Docs

Streaming chat completions

Stream chat completions with abliteration.ai. Set stream: true and iterate over delta chunks.

Updated 2025-12-30

Streaming reduces time-to-first-token and delivers partial output as it is generated.

Use the OpenAI SDK with stream: true and iterate over chunks to render tokens immediately.

Streaming is ideal for chat UIs, typing indicators, and long-form generation where early feedback matters.

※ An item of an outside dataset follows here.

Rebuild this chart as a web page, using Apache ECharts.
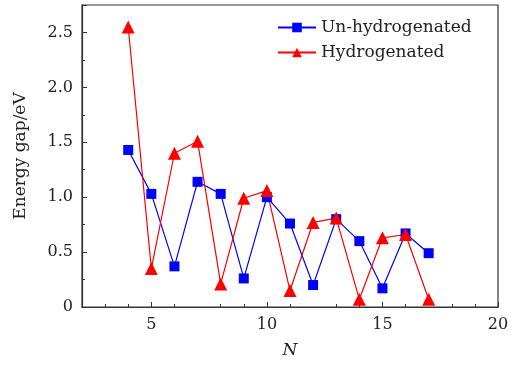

import OpenAI from "openai";

const client = new OpenAI({
  apiKey: process.env.ABLIT_KEY,
  baseURL: "https://api.abliteration.ai/v1",
});

const stream = await client.chat.completions.create({
  model: "abliterated-model",
  messages: [{ role: "user", content: "Write a short haiku about the ocean." }],
  stream: true,
});

for await (const chunk of stream) {
  process.stdout.write(chunk.choices[0]?.delta?.content || "");
}

When to stream

Stream when you want faster perceived latency or to show partial output.

How streaming works

The response is sent as a series of chunks. Each chunk contains a delta that you append to the final message.

Python streaming example

The Python SDK yields chunks you can iterate over. Append delta content as it arrives.

from openai import OpenAI

client = OpenAI(
    base_url="https://api.abliteration.ai/v1",
    api_key="YOUR_ABLIT_KEY",
)

stream = client.chat.completions.create(
    model="abliterated-model",
    messages=[{"role": "user", "content": "Write a short haiku about the ocean."}],
    stream=True,
)

for chunk in stream:
    delta = chunk.choices[0].delta.content or ""
    print(delta, end="")

UI and reliability tips

Streaming is best-effort over long-lived HTTP connections, so plan for reconnects and graceful fallbacks.